Stir me, O stir me, Lord, for I can see
Thy glorious triumph-day begin to break!
The dawn already gilds the eastern sky:
Church of Christ, arise! awake! awake!
O stir us, Lord, as heralds of that day,
For night is past, our King is on His way!
Mrs. Albert Head
Thursday, 9 June 2011
Yesterday I went to an all day conference workshop thingy to do with Drugs and substance abuse.
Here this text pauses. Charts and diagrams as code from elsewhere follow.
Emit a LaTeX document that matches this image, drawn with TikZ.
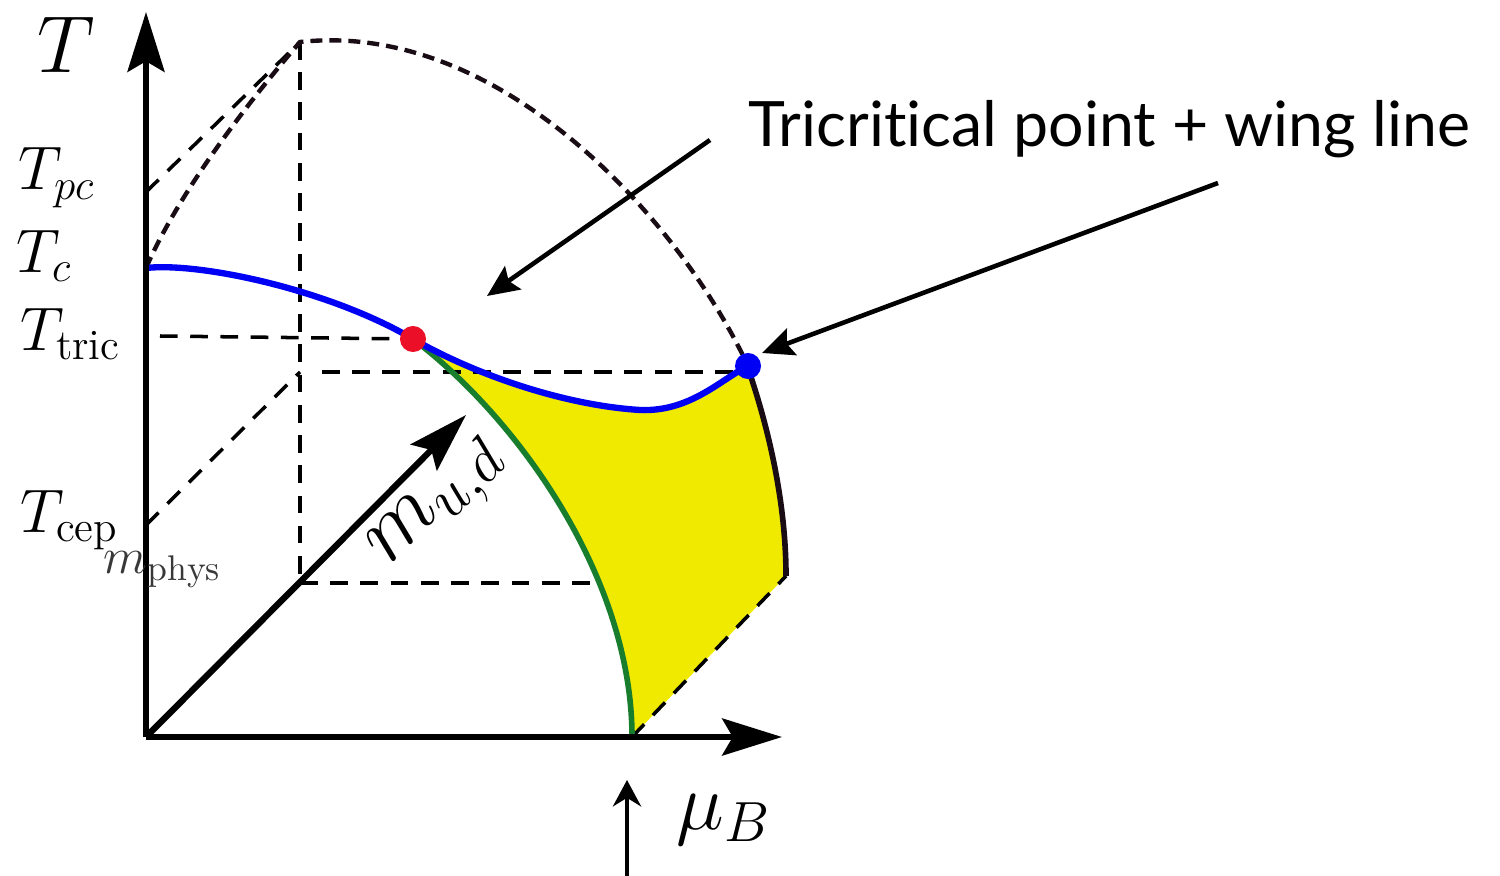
\RequirePackage{fix-cm}
\documentclass[tikz,border=0pt]{standalone}
\usepackage{fontspec}
\newfontfamily\lato[Ligatures={NoCommon,NoDiscretionary,NoRare}]{Lato}
\usetikzlibrary{arrows.meta}
\definecolor{cblue}{RGB}{0,0,245}
\definecolor{cgreen}{RGB}{24,125,45}
\definecolor{cyellow}{RGB}{240,234,0}
\definecolor{cred}{RGB}{235,16,40}
\definecolor{cdark}{RGB}{25,12,20}
\begin{document}
\begin{tikzpicture}[x=0.01cm,y=-0.01cm,
  axis/.style={line width=1.8pt,-{Stealth[length=17pt,width=10.5pt,inset=3pt]}},
  thindash/.style={line width=1pt,dash pattern=on 5pt off 3.6pt},
  thickdash/.style={line width=1.25pt,dash pattern=on 3.4pt off 2pt},
  annot/.style={line width=1.3pt,-{Stealth[length=9pt,width=8pt,inset=1.5pt]}},
  lbl/.style={inner sep=0pt,font=\fontsize{17.5}{21}\selectfont},
  biglbl/.style={inner sep=0pt,font=\fontsize{23}{27}\selectfont},
  dotnode/.style={circle,inner sep=0pt,minimum size=7.4pt}]
\useasboundingbox (0,0) rectangle (1500,876);
% coordinates
\coordinate (O) at (146,737);
\coordinate (Ttop) at (146,12);
\coordinate (Mtip) at (782,737);
\coordinate (Dtip) at (466,415);
\coordinate (Tc) at (146,268);
\coordinate (Tpc) at (146,192);
\coordinate (Tcep) at (146,525);
\coordinate (P) at (300,42);
\coordinate (Q) at (300,372);
\coordinate (Q2) at (322,372);
\coordinate (Qe) at (745,372);
\coordinate (R) at (300,583);
\coordinate (Re) at (596,583);
\coordinate (Ta) at (160,336);
\coordinate (tric) at (413,339);
\coordinate (wing) at (748,366);
\coordinate (wtop) at (750,374);
\coordinate (wbot) at (786,576);
\coordinate (mub) at (632,737);
% yellow region
\fill[cyellow] (tric) .. controls (470,372) and (560,405) .. (640,410)
  .. controls (690,412) and (720,380) .. (wing) -- (wtop)
  .. controls (772,440) and (786,510) .. (wbot) -- (mub)
  .. controls (632,580) and (520,420) .. (tric) -- cycle;
% thin dashed
\draw[thindash] (Tpc) -- (P);
\draw[thindash] (P) -- (R);
\draw[thindash] (Ta) -- (tric);
\draw[thindash] (Q2) -- (Qe);
\draw[thindash] (Tcep) -- (Q);
\draw[thindash] (R) -- (Re);
\draw[thindash] (mub) -- (wbot);
% thick dashed boundary
\draw[thickdash,cdark] (Tc) .. controls (180,190) and (250,100) .. (P)
  .. controls (500,20) and (680,220) .. (wing);
% curves
\draw[cgreen,line width=1.6pt] (tric) .. controls (520,420) and (632,580) .. (mub);
\draw[cdark,line width=1.6pt] (wtop) .. controls (772,440) and (786,510) .. (wbot);
\draw[cblue,line width=1.8pt] (Tc) .. controls (200,262) and (330,290) .. (tric)
  .. controls (470,372) and (560,405) .. (640,410)
  .. controls (690,412) and (720,380) .. (wing);
% axes
\draw[axis] (O) -- (Ttop);
\draw[axis] (O) -- (Mtip);
\draw[axis] (O) -- (Dtip);
% points
\node[dotnode,fill=cred] (tricdot) at (tric) {};
\node[dotnode,fill=cblue] (wingdot) at (wing) {};
% annotation arrows
\coordinate (a1s) at (710,140);
\coordinate (a1e) at (487,296);
\coordinate (a2s) at (1218,183);
\coordinate (a2e) at (762,353);
\coordinate (ups) at (627,876);
\coordinate (upe) at (627,780);
\draw[annot] (a1s) -- (a1e);
\draw[annot] (a2s) -- (a2e);
\draw[line width=1.3pt,-{Stealth[length=7.5pt,width=8pt]}] (ups) -- (upe);
% labels
\node[biglbl,anchor=base] (lT) at (66,73) {$T$};
\node[lbl,anchor=base west] (lTpc) at (18,190) {$T_{pc}$};
\node[lbl,anchor=base west] (lTc) at (16,272) {$T_c$};
\node[lbl,anchor=base west] (lTtric) at (20,350) {$T_{\mathrm{tric}}$};
\node[lbl,anchor=base west] (lTcep) at (20,532) {$T_{\mathrm{cep}}$};
\node[inner sep=0pt,anchor=base west,text=black!78,font=\fontsize{14.5}{17}\selectfont] (lmphys) at (103,573) {$m_{\mathrm{phys}}$};
\node[biglbl,anchor=base west] (lmu) at (676,829) {$\mu_B$};
\node[inner sep=0pt,rotate=45,font=\fontsize{25}{29}\selectfont] (lmud) at (440,506) {$m_{u,d}$};
\node[inner sep=0pt,anchor=base west,font=\lato\fontsize{17.8}{22}\selectfont] (title) at (748,147) {Tricritical point + wing line};
\end{tikzpicture}
\end{document}
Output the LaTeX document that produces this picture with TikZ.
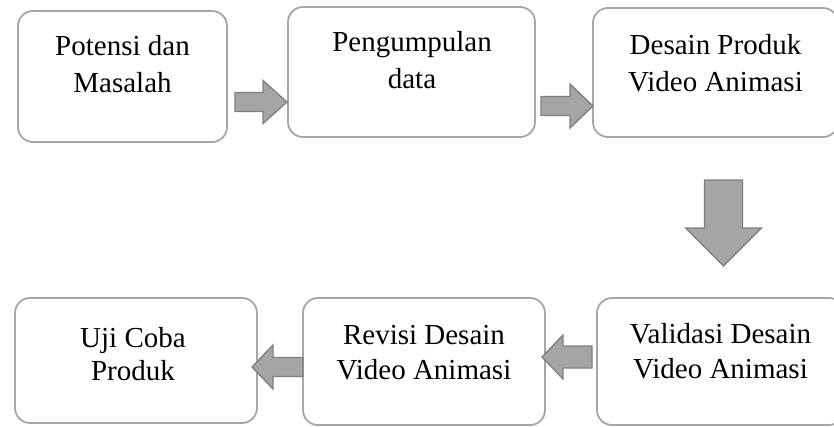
\documentclass[tikz,border=0pt]{standalone}
\usepackage{fontspec}
\setmainfont{Liberation Serif}
\usetikzlibrary{calc}

\definecolor{boxgray}{HTML}{A6A6A6}
\definecolor{arrowfill}{HTML}{A5A5A5}
\definecolor{arrowdraw}{HTML}{7F7F7F}

% block arrow: tail, tip, shaft half width, head half width, head length
\newcommand{\blockarrow}[5]{%
  \coordinate (ba-h) at ($(#2)!#5!(#1)$);
  \filldraw[barrow] ($(#1)!#3!90:(#2)$) -- ($(ba-h)!#3!90:(#2)$) -- ($(ba-h)!#4!90:(#2)$)
    -- (#2) -- ($(ba-h)!#4!-90:(#2)$) -- ($(ba-h)!#3!-90:(#2)$) -- ($(#1)!#3!-90:(#2)$) -- cycle;
}

\begin{document}
\begin{tikzpicture}[x=1pt,y=-1pt,
  stepbox/.style={draw=boxgray,line width=1.8pt,fill=white,rounded corners=15pt,inner sep=0pt},
  steptext/.style={font=\fontsize{29pt}{36.5pt}\selectfont,align=center,anchor=base,inner sep=0pt},
  barrow/.style={fill=arrowfill,draw=arrowdraw,line width=1.3pt,line join=miter}]

\useasboundingbox (0,0) rectangle (834,426);
\clip (0,0) rectangle (834,426);

% top row
\node[stepbox,minimum width=209pt,minimum height=131pt] (potensi) at (122.5,76.5) {};
\node[stepbox,minimum width=247pt,minimum height=130pt] (pengumpulan) at (411.5,72) {};
\node[stepbox,minimum width=245pt,minimum height=129pt] (desain) at (715.5,72.5) {};

% bottom row
\node[stepbox,minimum width=242pt,minimum height=125pt] (ujicoba) at (136,360.5) {};
\node[stepbox,minimum width=242pt,minimum height=127pt] (revisi) at (424,361.5) {};
\node[stepbox,minimum width=247pt,minimum height=127pt] (validasi) at (720.5,361.5) {};

% texts, placed at the baseline of their last line
\node[steptext] (potensi-t) at (122.5,92) {Potensi dan\\Masalah};
\node[steptext] (pengumpulan-t) at (412,88) {Pengumpulan\\data};
\node[steptext] (desain-t) at (715.5,91) {Desain Produk\\Video Animasi};
\node[steptext,font=\fontsize{29pt}{33pt}\selectfont] (ujicoba-t) at (133,380) {Uji Coba\\Produk};
\node[steptext,font=\fontsize{29pt}{35pt}\selectfont] (revisi-t) at (424,379) {Revisi Desain\\Video Animasi};
\node[steptext,font=\fontsize{29pt}{35pt}\selectfont] (validasi-t) at (720.5,378) {Validasi Desain\\Video Animasi};

\coordinate (a1) at (235,102);
\coordinate (b1) at (287,102);
\coordinate (a2) at (541,106);
\coordinate (b2) at (593,106);
\coordinate (a3) at (723.5,180);
\coordinate (b3) at (723.5,266);
\coordinate (a4) at (592,357);
\coordinate (b4) at (542,357);
\coordinate (a5) at (303,367);
\coordinate (b5) at (252,367);

\blockarrow{a1}{b1}{9.5pt}{21.5pt}{24pt}
\blockarrow{a2}{b2}{9.5pt}{22pt}{23pt}
\blockarrow{a3}{b3}{19pt}{38pt}{38pt}
\blockarrow{a4}{b4}{11pt}{22pt}{21pt}
\blockarrow{a5}{b5}{9.5pt}{22pt}{21pt}
\end{tikzpicture}
\end{document}
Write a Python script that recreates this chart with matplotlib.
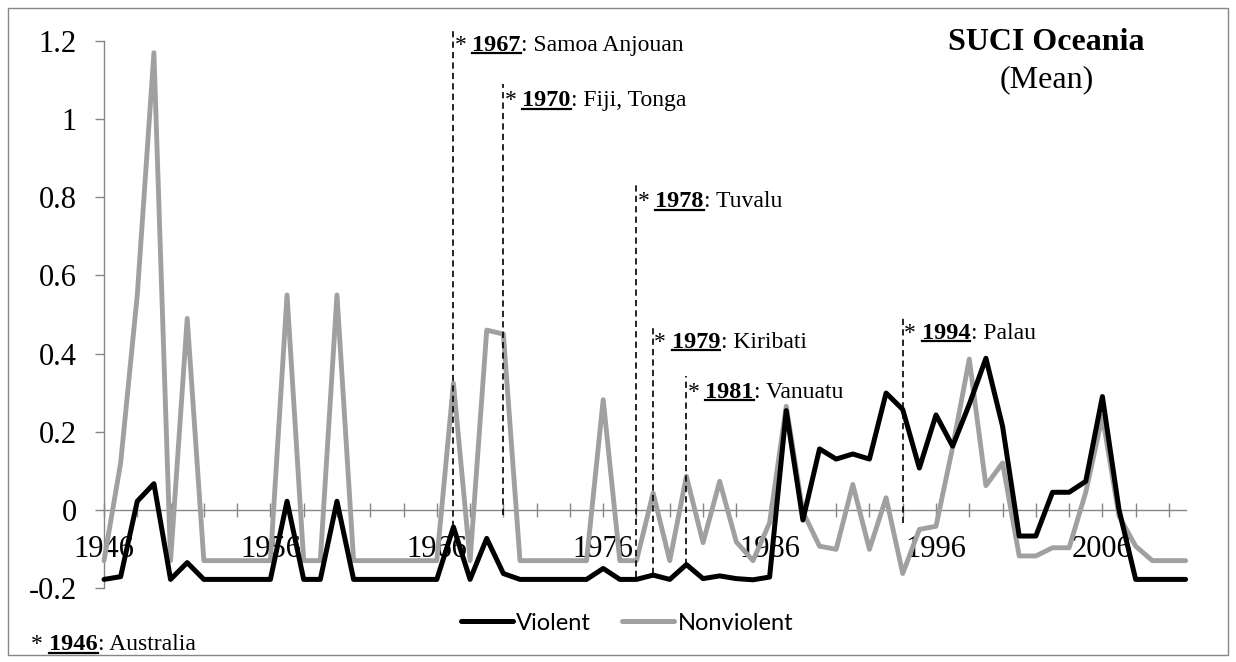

Jackie Pullinger was speaking and there was a few different seminars with different aspects of substance abuse discussed etc etc.
When I go to these things, I am always really wary, because I love getting taught and challenged,(I just get quite heated with one man, saying Abstinence to drink for everyone...Errr No! but anyway) and we got prayed for, but I also get annoyed at everyone just chatting about it, me included....
On the lunch break, just by the church their is a pub and as I Walked by (quickly went to the shop to buy supplies of choc and sweets to get me through the afternoon) there is a guy there holding some alcohol standing quite wasted , and I walk on by him in a rush, I give him a smile and a acknowledgement, but don't really make a huge effort to talk to him, as I am in a rush to get back to the seminar which is talking about Drink and drug abuse....
Is that what God would have prefered for me to do? I think Not !
Seminars are good, and teaching is good, but only if I put it into practice. Until I get that bit right, I can have all the teaching in the world, but it ain't gona help, until I am obedient to the call, of 'GO'
Stop Going to church Claire. Be the church!!!! Dime bar!!!!